--- start of GIVEN DATA ---

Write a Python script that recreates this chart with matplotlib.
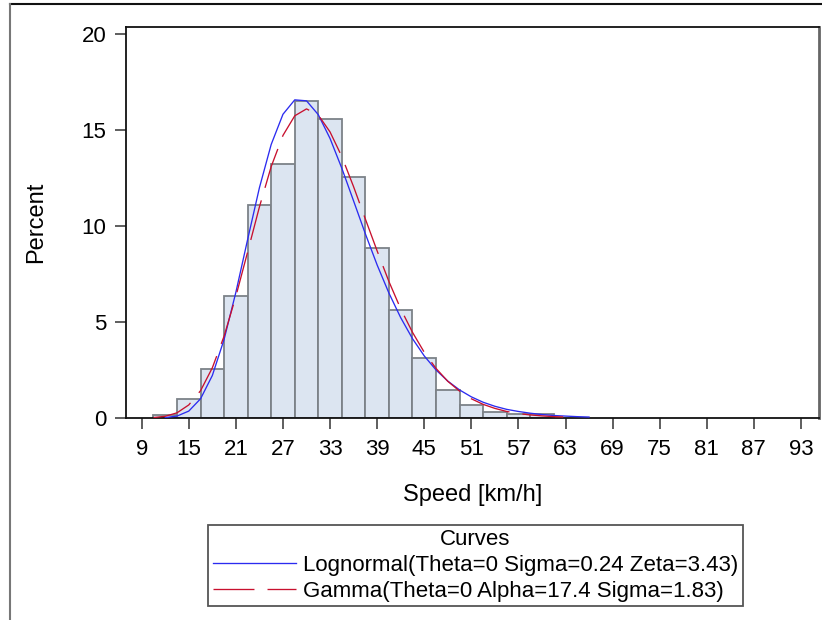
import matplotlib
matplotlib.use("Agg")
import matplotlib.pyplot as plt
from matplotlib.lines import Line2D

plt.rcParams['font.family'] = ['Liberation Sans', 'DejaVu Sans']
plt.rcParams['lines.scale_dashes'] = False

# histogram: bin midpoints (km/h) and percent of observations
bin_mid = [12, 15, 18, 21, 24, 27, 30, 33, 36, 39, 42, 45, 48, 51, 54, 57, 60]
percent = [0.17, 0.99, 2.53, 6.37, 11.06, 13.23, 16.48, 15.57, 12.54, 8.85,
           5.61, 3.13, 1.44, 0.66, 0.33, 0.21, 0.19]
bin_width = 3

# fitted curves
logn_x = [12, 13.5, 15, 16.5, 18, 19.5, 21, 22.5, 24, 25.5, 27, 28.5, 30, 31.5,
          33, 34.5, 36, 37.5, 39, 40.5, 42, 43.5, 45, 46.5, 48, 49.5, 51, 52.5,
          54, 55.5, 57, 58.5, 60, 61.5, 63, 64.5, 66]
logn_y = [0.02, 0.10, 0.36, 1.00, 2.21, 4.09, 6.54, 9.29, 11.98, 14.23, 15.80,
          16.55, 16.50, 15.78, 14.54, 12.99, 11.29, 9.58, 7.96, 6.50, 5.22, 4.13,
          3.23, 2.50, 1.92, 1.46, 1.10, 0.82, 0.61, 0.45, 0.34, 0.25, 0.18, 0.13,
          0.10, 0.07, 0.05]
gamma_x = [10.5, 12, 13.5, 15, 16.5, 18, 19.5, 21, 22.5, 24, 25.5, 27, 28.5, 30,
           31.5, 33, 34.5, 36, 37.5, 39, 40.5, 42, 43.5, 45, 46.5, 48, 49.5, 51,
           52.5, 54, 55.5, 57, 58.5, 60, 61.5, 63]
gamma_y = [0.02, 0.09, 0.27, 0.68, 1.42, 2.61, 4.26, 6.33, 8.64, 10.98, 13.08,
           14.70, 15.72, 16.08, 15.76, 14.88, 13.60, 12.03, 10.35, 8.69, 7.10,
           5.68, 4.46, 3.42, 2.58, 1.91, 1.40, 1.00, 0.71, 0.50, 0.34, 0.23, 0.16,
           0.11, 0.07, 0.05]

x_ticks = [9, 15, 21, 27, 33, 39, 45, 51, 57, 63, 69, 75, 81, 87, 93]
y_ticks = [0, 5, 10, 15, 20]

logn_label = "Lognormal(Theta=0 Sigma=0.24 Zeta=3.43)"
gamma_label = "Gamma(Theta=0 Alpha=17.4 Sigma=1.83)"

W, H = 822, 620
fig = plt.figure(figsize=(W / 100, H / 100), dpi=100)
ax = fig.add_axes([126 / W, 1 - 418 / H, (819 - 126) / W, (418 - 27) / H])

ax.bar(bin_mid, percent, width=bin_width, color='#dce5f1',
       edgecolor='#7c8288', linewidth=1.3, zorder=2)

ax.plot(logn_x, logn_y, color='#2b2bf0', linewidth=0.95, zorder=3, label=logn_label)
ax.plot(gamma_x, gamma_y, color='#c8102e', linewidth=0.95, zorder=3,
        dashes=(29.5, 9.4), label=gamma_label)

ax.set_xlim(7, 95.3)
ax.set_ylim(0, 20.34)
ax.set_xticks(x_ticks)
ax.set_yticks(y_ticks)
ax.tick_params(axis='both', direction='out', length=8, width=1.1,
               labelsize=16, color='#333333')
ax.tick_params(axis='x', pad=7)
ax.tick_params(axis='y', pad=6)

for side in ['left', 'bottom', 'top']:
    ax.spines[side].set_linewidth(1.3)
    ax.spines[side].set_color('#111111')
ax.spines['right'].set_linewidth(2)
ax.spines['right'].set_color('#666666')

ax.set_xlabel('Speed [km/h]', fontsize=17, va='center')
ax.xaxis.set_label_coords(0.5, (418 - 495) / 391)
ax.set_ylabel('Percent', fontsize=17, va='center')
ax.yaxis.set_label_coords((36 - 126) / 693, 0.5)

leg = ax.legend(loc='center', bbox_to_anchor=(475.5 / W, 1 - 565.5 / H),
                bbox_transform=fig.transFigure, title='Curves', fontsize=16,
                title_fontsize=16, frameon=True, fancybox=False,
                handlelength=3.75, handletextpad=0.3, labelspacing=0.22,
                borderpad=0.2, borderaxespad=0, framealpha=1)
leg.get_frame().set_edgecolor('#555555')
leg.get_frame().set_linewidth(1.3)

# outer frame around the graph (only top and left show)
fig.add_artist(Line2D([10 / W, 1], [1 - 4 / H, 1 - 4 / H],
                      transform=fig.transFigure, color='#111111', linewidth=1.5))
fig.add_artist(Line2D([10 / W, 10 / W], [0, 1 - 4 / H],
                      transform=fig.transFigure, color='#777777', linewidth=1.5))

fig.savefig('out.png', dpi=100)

--- end of GIVEN DATA ---

• _YOUR OBJECTIVE_:
Transcribe exactly, with no pictures, the lines running from the first line of the material through the line holding "bin_width = 3".

• _TASK SOLUTION_:
Write a Python script that recreates this chart with matplotlib.
import matplotlib
matplotlib.use("Agg")
import matplotlib.pyplot as plt
from matplotlib.lines import Line2D

plt.rcParams['font.family'] = ['Liberation Sans', 'DejaVu Sans']
plt.rcParams['lines.scale_dashes'] = False

# histogram: bin midpoints (km/h) and percent of observations
bin_mid = [12, 15, 18, 21, 24, 27, 30, 33, 36, 39, 42, 45, 48, 51, 54, 57, 60]
percent = [0.17, 0.99, 2.53, 6.37, 11.06, 13.23, 16.48, 15.57, 12.54, 8.85,
           5.61, 3.13, 1.44, 0.66, 0.33, 0.21, 0.19]
bin_width = 3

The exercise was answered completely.